### Source material
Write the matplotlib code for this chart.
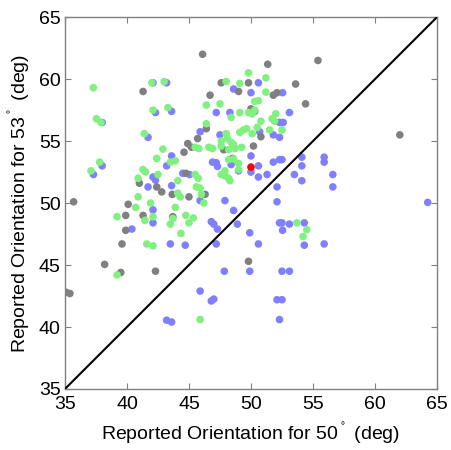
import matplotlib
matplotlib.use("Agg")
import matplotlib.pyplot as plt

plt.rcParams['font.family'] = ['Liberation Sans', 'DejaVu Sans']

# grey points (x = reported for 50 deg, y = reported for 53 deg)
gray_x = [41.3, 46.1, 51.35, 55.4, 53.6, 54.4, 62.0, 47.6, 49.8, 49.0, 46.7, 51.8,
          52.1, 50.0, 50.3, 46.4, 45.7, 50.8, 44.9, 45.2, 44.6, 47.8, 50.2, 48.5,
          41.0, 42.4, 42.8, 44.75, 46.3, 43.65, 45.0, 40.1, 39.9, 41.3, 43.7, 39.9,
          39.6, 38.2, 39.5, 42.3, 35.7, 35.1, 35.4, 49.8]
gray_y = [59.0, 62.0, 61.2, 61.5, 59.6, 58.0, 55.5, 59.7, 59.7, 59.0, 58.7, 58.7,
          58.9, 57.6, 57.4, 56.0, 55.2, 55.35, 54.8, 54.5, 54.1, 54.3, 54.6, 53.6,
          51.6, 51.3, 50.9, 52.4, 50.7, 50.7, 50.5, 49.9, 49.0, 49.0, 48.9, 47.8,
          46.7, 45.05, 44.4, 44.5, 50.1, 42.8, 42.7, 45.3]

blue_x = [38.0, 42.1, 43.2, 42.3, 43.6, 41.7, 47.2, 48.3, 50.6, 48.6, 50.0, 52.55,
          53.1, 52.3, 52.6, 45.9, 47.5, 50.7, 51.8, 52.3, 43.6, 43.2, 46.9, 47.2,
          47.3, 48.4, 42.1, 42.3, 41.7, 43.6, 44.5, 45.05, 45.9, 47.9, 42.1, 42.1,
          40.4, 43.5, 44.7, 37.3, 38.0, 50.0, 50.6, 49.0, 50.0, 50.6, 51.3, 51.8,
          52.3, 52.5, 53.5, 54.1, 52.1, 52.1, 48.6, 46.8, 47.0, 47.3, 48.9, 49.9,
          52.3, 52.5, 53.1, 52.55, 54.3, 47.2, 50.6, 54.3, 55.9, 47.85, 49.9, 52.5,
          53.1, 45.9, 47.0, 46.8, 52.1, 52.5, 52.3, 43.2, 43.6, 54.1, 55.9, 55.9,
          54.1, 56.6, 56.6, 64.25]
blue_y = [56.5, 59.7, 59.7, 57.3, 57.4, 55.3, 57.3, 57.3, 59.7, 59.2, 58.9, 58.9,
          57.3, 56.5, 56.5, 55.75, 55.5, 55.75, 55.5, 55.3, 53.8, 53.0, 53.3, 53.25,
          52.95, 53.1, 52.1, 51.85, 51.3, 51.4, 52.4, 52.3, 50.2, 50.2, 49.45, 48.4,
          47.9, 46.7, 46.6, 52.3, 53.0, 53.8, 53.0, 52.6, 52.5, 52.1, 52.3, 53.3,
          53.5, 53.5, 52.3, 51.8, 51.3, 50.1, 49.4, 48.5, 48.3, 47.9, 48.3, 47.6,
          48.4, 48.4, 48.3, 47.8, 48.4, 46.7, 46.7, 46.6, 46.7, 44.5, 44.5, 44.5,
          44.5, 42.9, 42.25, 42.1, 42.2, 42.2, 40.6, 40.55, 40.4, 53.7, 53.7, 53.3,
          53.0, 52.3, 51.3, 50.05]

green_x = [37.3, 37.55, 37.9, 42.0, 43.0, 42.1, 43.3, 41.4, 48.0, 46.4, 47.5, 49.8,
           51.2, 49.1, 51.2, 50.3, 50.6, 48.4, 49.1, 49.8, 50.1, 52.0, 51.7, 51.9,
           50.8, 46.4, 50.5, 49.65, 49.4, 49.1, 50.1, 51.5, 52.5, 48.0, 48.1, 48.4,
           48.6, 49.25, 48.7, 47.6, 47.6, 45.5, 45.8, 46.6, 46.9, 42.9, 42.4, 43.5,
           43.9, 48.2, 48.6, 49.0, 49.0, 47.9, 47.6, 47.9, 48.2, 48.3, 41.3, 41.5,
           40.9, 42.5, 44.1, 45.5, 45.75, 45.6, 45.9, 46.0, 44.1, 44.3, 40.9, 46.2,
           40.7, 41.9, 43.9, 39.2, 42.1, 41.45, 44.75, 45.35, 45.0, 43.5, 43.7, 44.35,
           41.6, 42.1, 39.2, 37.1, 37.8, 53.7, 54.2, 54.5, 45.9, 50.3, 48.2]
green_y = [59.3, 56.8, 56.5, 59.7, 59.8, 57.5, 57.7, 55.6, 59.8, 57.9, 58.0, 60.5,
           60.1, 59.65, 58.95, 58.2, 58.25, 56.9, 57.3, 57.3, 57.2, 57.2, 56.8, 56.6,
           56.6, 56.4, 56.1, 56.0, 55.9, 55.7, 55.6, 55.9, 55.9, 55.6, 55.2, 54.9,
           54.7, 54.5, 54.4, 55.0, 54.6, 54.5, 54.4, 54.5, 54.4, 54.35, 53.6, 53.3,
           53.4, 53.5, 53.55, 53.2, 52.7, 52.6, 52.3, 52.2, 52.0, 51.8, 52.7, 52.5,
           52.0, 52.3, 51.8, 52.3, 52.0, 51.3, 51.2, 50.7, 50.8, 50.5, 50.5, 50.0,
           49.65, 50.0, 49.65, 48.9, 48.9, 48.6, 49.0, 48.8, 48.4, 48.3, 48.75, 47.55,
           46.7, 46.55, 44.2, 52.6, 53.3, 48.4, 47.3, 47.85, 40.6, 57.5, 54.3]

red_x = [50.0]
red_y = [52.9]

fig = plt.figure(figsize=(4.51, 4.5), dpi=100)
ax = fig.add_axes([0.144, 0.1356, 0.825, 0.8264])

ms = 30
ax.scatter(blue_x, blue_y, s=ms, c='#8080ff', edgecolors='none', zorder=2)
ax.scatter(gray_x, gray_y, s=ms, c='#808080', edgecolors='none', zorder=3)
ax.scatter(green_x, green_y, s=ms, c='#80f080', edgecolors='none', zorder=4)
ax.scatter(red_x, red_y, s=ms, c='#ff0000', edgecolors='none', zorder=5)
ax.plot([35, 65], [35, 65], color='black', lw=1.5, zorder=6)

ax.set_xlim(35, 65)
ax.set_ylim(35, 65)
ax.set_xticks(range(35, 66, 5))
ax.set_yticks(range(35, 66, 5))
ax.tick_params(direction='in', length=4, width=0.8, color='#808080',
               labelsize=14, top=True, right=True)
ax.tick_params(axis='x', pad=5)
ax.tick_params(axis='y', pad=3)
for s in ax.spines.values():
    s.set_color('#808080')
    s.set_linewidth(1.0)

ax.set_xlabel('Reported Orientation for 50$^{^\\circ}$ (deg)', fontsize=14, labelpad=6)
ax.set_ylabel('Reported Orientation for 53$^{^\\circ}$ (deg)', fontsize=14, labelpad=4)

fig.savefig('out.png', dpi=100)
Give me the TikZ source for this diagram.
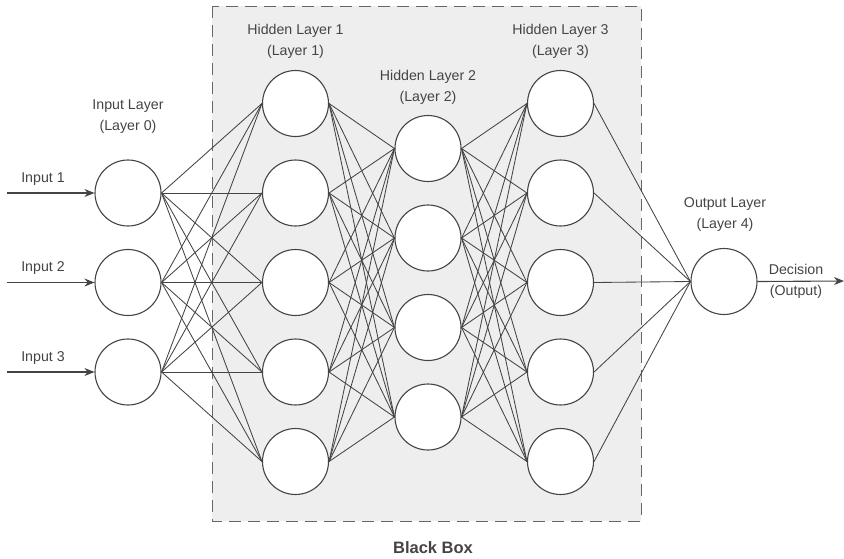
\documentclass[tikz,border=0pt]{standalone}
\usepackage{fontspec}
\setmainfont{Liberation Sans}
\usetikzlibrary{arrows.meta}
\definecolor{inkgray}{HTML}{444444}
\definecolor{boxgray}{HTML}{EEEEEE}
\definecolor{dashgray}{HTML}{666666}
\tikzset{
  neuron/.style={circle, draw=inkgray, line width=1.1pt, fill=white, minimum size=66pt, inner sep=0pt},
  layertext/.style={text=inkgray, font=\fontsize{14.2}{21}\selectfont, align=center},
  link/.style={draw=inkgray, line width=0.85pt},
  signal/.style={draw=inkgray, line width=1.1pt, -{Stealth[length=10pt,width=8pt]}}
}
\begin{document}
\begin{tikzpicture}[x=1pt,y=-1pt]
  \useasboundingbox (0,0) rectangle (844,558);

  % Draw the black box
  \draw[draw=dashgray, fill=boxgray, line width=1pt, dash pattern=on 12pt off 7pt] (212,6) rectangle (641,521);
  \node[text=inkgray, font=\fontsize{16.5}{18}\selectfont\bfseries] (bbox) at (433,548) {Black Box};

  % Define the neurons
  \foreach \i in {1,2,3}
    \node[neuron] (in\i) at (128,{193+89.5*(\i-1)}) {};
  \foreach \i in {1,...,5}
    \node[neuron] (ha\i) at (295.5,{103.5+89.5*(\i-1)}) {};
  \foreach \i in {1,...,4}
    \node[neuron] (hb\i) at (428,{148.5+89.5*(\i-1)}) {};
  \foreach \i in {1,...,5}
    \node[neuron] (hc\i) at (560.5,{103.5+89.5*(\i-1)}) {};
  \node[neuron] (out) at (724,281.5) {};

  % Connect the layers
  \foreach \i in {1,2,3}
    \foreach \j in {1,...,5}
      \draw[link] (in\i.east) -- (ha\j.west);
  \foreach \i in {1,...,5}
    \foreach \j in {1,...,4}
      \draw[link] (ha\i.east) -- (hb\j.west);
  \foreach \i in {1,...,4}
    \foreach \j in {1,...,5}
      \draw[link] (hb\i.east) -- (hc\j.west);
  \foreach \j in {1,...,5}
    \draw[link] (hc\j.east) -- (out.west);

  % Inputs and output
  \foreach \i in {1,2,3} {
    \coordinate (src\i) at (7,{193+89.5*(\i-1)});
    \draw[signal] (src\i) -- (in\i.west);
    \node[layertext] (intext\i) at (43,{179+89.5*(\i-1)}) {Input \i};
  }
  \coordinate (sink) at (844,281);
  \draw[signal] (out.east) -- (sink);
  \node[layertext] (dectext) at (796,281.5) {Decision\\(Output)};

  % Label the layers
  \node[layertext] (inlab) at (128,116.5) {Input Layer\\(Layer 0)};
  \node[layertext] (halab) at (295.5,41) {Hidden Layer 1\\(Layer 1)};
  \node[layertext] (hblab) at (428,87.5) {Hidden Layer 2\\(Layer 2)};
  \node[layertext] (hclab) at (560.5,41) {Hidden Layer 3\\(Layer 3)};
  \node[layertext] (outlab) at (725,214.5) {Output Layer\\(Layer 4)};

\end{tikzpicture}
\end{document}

### Task description
Extract the lines exactly, please: the first line of the listing, the line with "plt.rcParams['font.family'] = ['Liberation", and every line between them, but no pictures.

### Complete output
Write the matplotlib code for this chart.
import matplotlib
matplotlib.use("Agg")
import matplotlib.pyplot as plt

plt.rcParams['font.family'] = ['Liberation Sans', 'DejaVu Sans']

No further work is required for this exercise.